-- Begin DATA SECTION --

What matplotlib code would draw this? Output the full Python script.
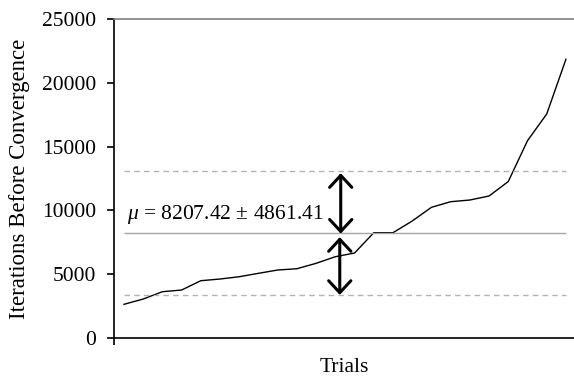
"""
Iterations before convergence per trial, sorted, with mean +/- std band
"""
import numpy as np
import matplotlib
matplotlib.use("Agg")
import matplotlib.pyplot as plt

plt.rcParams['font.family'] = ['Liberation Serif', 'DejaVu Serif']
plt.rcParams['mathtext.fontset'] = 'custom'
plt.rcParams['mathtext.rm'] = 'Liberation Serif'
plt.rcParams['mathtext.it'] = 'Liberation Serif:italic'

# sorted iteration counts per trial
iterations = [2641, 3056, 3629, 3762, 4491, 4624, 4804, 5070, 5329, 5431,
              5854, 6372, 6661, 8252, 8252, 9169, 10243, 10682, 10815, 11129,
              12265, 15463, 17555, 21842]
mean_val = 8207.42
std_val = 4861.41
y_ticks = [0, 5000, 10000, 15000, 20000, 25000]

trials = np.arange(len(iterations))
n_last = len(iterations) - 1

fig = plt.figure(figsize=(5.74, 3.77), dpi=100)
ax = fig.add_axes([0.1986, 0.1034, 0.8014, 0.8462])

ax.plot(trials, iterations, color='black', lw=1.0)

# mean and +/- one std
ax.hlines(mean_val, 0, n_last, color='#a6a6a6', lw=1.0)
ax.hlines([mean_val + std_val, mean_val - std_val], 0, n_last,
          color='#b3b3b3', lw=1.0, linestyles=(0, (4, 3)))

arrow_style = '<->,head_length=0.43,head_width=0.4'
arrow_x = 11.28
ax.annotate('', xy=(arrow_x, mean_val + std_val - 150), xytext=(arrow_x, mean_val - 30),
            arrowprops=dict(arrowstyle=arrow_style, color='black', lw=2.2,
                            shrinkA=0, shrinkB=0, mutation_scale=20))
ax.annotate('', xy=(arrow_x - 0.05, mean_val - std_val + 30),
            xytext=(arrow_x - 0.05, mean_val - 300),
            arrowprops=dict(arrowstyle=arrow_style, color='black', lw=2.2,
                            shrinkA=0, shrinkB=0, mutation_scale=20))

ax.text(0.15, mean_val + 1150, r'$\mu$ = 8207.42 ± 4861.41',
        fontsize=15.5, ha='left', va='baseline')

ax.set_xlim(-0.52, n_last + 0.42)
ax.set_ylim(0, 25000)
ax.set_yticks(y_ticks)
ax.set_xticks([-0.52])
ax.set_xticklabels([])
ax.tick_params(axis='y', direction='out', length=5, width=1.2, labelsize=15.5, pad=8)
ax.tick_params(axis='x', direction='out', length=5, width=1.2)

ax.spines['right'].set_visible(False)
ax.spines['top'].set_color('#808080')
ax.spines['top'].set_linewidth(1.2)
ax.spines['left'].set_linewidth(1.2)
ax.spines['bottom'].set_linewidth(1.2)

ax.set_ylabel('Iterations Before Convergence', fontsize=16.5, va='center')
ax.yaxis.set_label_coords(-0.2065, 0.5)
ax.set_xlabel('Trials', fontsize=15.5, va='baseline')
ax.xaxis.set_label_coords(0.5, -0.1075)

fig.savefig('out.png', dpi=100)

-- End DATA SECTION --

# WHAT TO WORK ON
Transcribe exactly, with no pictures, the lines running from the first line of the material through the line holding "ax = fig.add_axes([0.1986, 0.1034, 0.8014, 0.8462])".

# OUTPUT FOR THIS TASK
What matplotlib code would draw this? Output the full Python script.
"""
Iterations before convergence per trial, sorted, with mean +/- std band
"""
import numpy as np
import matplotlib
matplotlib.use("Agg")
import matplotlib.pyplot as plt

plt.rcParams['font.family'] = ['Liberation Serif', 'DejaVu Serif']
plt.rcParams['mathtext.fontset'] = 'custom'
plt.rcParams['mathtext.rm'] = 'Liberation Serif'
plt.rcParams['mathtext.it'] = 'Liberation Serif:italic'

# sorted iteration counts per trial
iterations = [2641, 3056, 3629, 3762, 4491, 4624, 4804, 5070, 5329, 5431,
              5854, 6372, 6661, 8252, 8252, 9169, 10243, 10682, 10815, 11129,
              12265, 15463, 17555, 21842]
mean_val = 8207.42
std_val = 4861.41
y_ticks = [0, 5000, 10000, 15000, 20000, 25000]

trials = np.arange(len(iterations))
n_last = len(iterations) - 1

fig = plt.figure(figsize=(5.74, 3.77), dpi=100)
ax = fig.add_axes([0.1986, 0.1034, 0.8014, 0.8462])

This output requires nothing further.